Do You Trust Vehicles To Do The Driving?

by Courtney Murtagh and Melissa Paciulli, Manager of Research

While Boston is positioned to become a hub for autonomous vehicles, buy-in from the public, remains a potential hurdle.   New research based out of the Massachusetts Institute of Technology (MIT), indicated that people aren’t so sure about self-driving cars.  The study surveyed 3,000 Bostonians of different ages. Half of those interviewed, said they would never buy a self-driving car due to safety, and citing that they did not trust technology.

Researchers at UMass Amherst are studying driver trust to determine how technology impacts human behavior.  Foroogh Hajiseyedjavadi, a PhD Candidate in the Transportation Engineering program at the University of Massachusetts Amherst, was interviewed this past week about her research.

“Inappropriate level of trust in the technology, whether it is over trust or under-trust, would negatively affect the benefits of that technology,” said Hajiseyedjavadi.

Hajiseyedjavadi is evaluating drivers’ trust in automated vehicles and believes that understanding peoples trust in automated vehicles will help enhance human automation interaction models.

“Automated driving is expected to enhance traffic safety and flow,” said Hajiseyedjavadi in her executive summary. “The system will not be as effective if users do not accept it or do not utilize it appropriately.”

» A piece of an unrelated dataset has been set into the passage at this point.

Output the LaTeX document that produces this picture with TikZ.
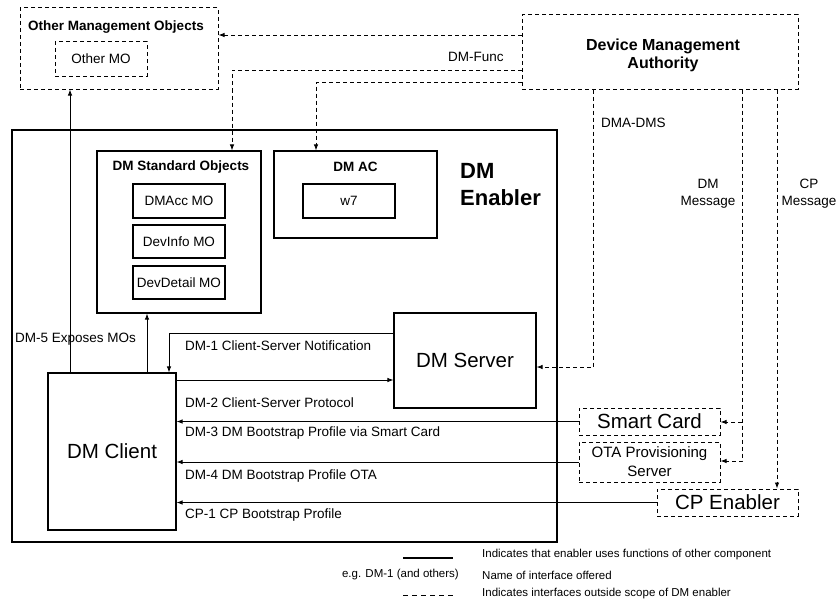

Hajiseyedjavadi’s research is in two phases; the first phase being a 68 question survey distributed to participants online with questions that include general demographics, their driving history, and questions about their psychological and personal traits. This phase also addressed a persons’ previous experiences with automated systems, like ATM’s and vending machines, and their experience with computers.“The hope is that the results of this part will give some basic understanding of the level of trust consumers have even before experiencing the technology,” said Hajiseyedjavadi.

The second phase of the research was conducted in the Arbella Human Performance Lab at UMass Amherst, on a driving simulator which included simulation of autonomous controls within the vehicle. Hajiseyedjavadi and her team recruited 80 people to participate in the study and programmed different driving scenarios.

During the simulated drives, there were different levels of automation and functionality that the driver would experience. Either the driver would get an autonomous driving system that worked fine, or the driver would get an autonomous vehicle with a 12 percent or even a 25 percent failure rate.

“We have never scripted a crash. The 12 and 25 percent failure comes when the autonomous vehicle sensors fail. This occurs at either a pedestrian crossing or an intersection. For these failures, it is up to the driver to correct the mistake,” said Hajiseyedjavadi.

Sensors are set up during the simulation that measure the vehicles speed, lane keeping, acceleration, and deceleration. Another set of data is the physiological data of the subject. The driver wears a heart rate and variability sensor. There are also two sets of video cameras showing the hand movements on the steering wheel and the foot petals. This is to see when drivers are engaging in the system.

After the simulations the team would ask the participants to complete a second questionnaire about their level of trust while driving and their mental workload.

“All this data combined is hopefully going to give us a better understanding of the level or trust and how people are interacting with the vehicle,” said Hajiseyedjavadi.

“Trust is one of those things that control people’s use of the system,” continued Hajiseyedjavadi citing why this study is so important.

She said in order to improve drivers’ trust in automated vehicles, scientist need to improve the level of reliability of the system.

Communicating and teaching drivers how to use the technology is also essential, according to Hajiseyedjavadi.

“We are definitely going to see automated driving cars in the future,” said Hajiseyedjavadi. “I don’t know exactly how many years but we are definitely going to have them soon.”